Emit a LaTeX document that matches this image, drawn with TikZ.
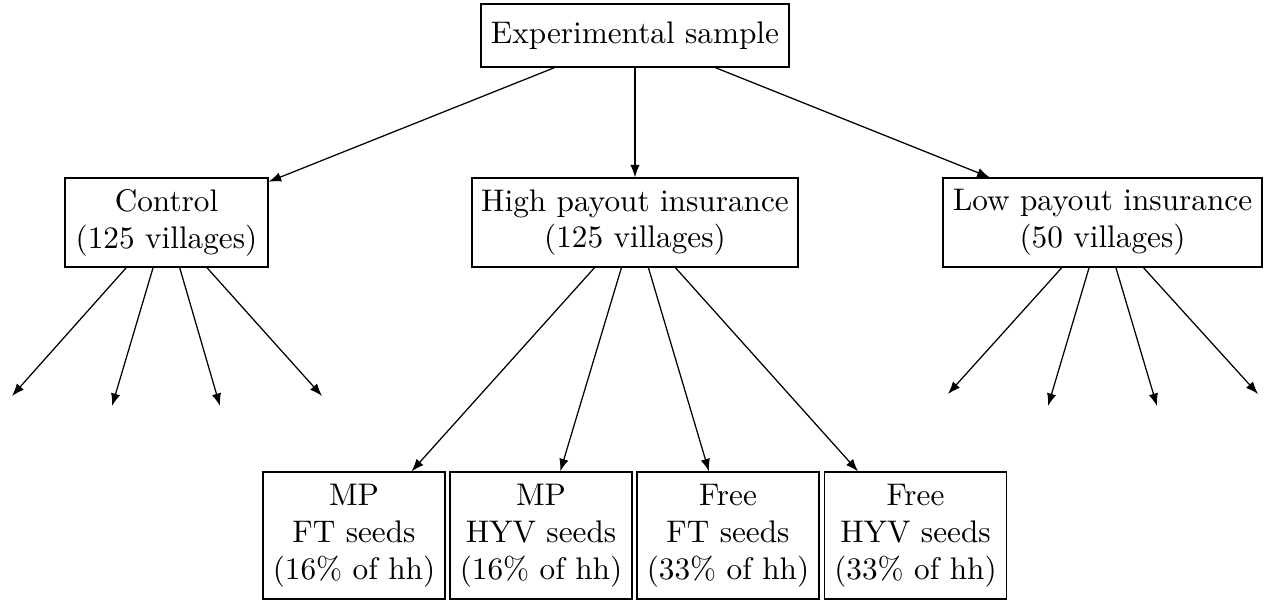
\documentclass[tikz,border=0pt]{standalone}
\usetikzlibrary{arrows.meta}
\begin{document}
\begin{tikzpicture}[x=0.32pt,y=-0.32pt,
  box/.style={draw,line width=0.4pt,inner sep=0pt,align=center,font=\fontsize{10}{11.8}\selectfont},
  arr/.style={-{Latex[length=4pt,width=3pt]},line width=0.4pt}]
\useasboundingbox (0,0) rectangle (1264,600);
\node[box,minimum width=98.56pt,minimum height=20.16pt] (exp) at (635,35.5) {Experimental sample};
\node[box,minimum width=64.96pt,minimum height=28.48pt] (ctrl) at (166.5,222.5) {Control\\(125 villages)};
\node[box,minimum width=104.32pt,minimum height=28.48pt] (high) at (635,222.5) {High payout insurance\\(125 villages)};
\node[box,minimum width=102.08pt,minimum height=28.48pt] (low) at (1102.5,222.5) {Low payout insurance\\(50 villages)};
\node[box,minimum width=58.24pt,minimum height=40.64pt] (b1) at (354,535.5) {MP\\FT seeds\\(16\% of hh)};
\node[box,minimum width=58.24pt,minimum height=40.64pt] (b2) at (541,535.5) {MP\\HYV seeds\\(16\% of hh)};
\node[box,minimum width=58.24pt,minimum height=40.64pt] (b3) at (728,535.5) {Free\\FT seeds\\(33\% of hh)};
\node[box,minimum width=58.24pt,minimum height=40.64pt] (b4) at (915.5,535.5) {Free\\HYV seeds\\(33\% of hh)};
\coordinate (c1) at (12,396);
\coordinate (c2) at (112,406);
\coordinate (c3) at (220,406);
\coordinate (c4) at (322,396);
\coordinate (l1) at (948,394);
\coordinate (l2) at (1048,406);
\coordinate (l3) at (1157,406);
\coordinate (l4) at (1258,394);
\draw[arr] (exp) -- (ctrl);
\draw[arr] (exp) -- (high);
\draw[arr] (exp) -- (low);
\foreach \t in {c1,c2,c3,c4} \draw[arr] (ctrl) -- (\t);
\foreach \t in {b1,b2,b3,b4} \draw[arr] (high) -- (\t);
\foreach \t in {l1,l2,l3,l4} \draw[arr] (low) -- (\t);
\end{tikzpicture}
\end{document}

### PROBLEM REQUIREMENTS
Output the data above without changes, apart from leaving out the pictures.

### THE ANSWER
Emit a LaTeX document that matches this image, drawn with TikZ.
\documentclass[tikz,border=0pt]{standalone}
\usetikzlibrary{arrows.meta}
\begin{document}
\begin{tikzpicture}[x=0.32pt,y=-0.32pt,
  box/.style={draw,line width=0.4pt,inner sep=0pt,align=center,font=\fontsize{10}{11.8}\selectfont},
  arr/.style={-{Latex[length=4pt,width=3pt]},line width=0.4pt}]
\useasboundingbox (0,0) rectangle (1264,600);
\node[box,minimum width=98.56pt,minimum height=20.16pt] (exp) at (635,35.5) {Experimental sample};
\node[box,minimum width=64.96pt,minimum height=28.48pt] (ctrl) at (166.5,222.5) {Control\\(125 villages)};
\node[box,minimum width=104.32pt,minimum height=28.48pt] (high) at (635,222.5) {High payout insurance\\(125 villages)};
\node[box,minimum width=102.08pt,minimum height=28.48pt] (low) at (1102.5,222.5) {Low payout insurance\\(50 villages)};
\node[box,minimum width=58.24pt,minimum height=40.64pt] (b1) at (354,535.5) {MP\\FT seeds\\(16\% of hh)};
\node[box,minimum width=58.24pt,minimum height=40.64pt] (b2) at (541,535.5) {MP\\HYV seeds\\(16\% of hh)};
\node[box,minimum width=58.24pt,minimum height=40.64pt] (b3) at (728,535.5) {Free\\FT seeds\\(33\% of hh)};
\node[box,minimum width=58.24pt,minimum height=40.64pt] (b4) at (915.5,535.5) {Free\\HYV seeds\\(33\% of hh)};
\coordinate (c1) at (12,396);
\coordinate (c2) at (112,406);
\coordinate (c3) at (220,406);
\coordinate (c4) at (322,396);
\coordinate (l1) at (948,394);
\coordinate (l2) at (1048,406);
\coordinate (l3) at (1157,406);
\coordinate (l4) at (1258,394);
\draw[arr] (exp) -- (ctrl);
\draw[arr] (exp) -- (high);
\draw[arr] (exp) -- (low);
\foreach \t in {c1,c2,c3,c4} \draw[arr] (ctrl) -- (\t);
\foreach \t in {b1,b2,b3,b4} \draw[arr] (high) -- (\t);
\foreach \t in {l1,l2,l3,l4} \draw[arr] (low) -- (\t);
\end{tikzpicture}
\end{document}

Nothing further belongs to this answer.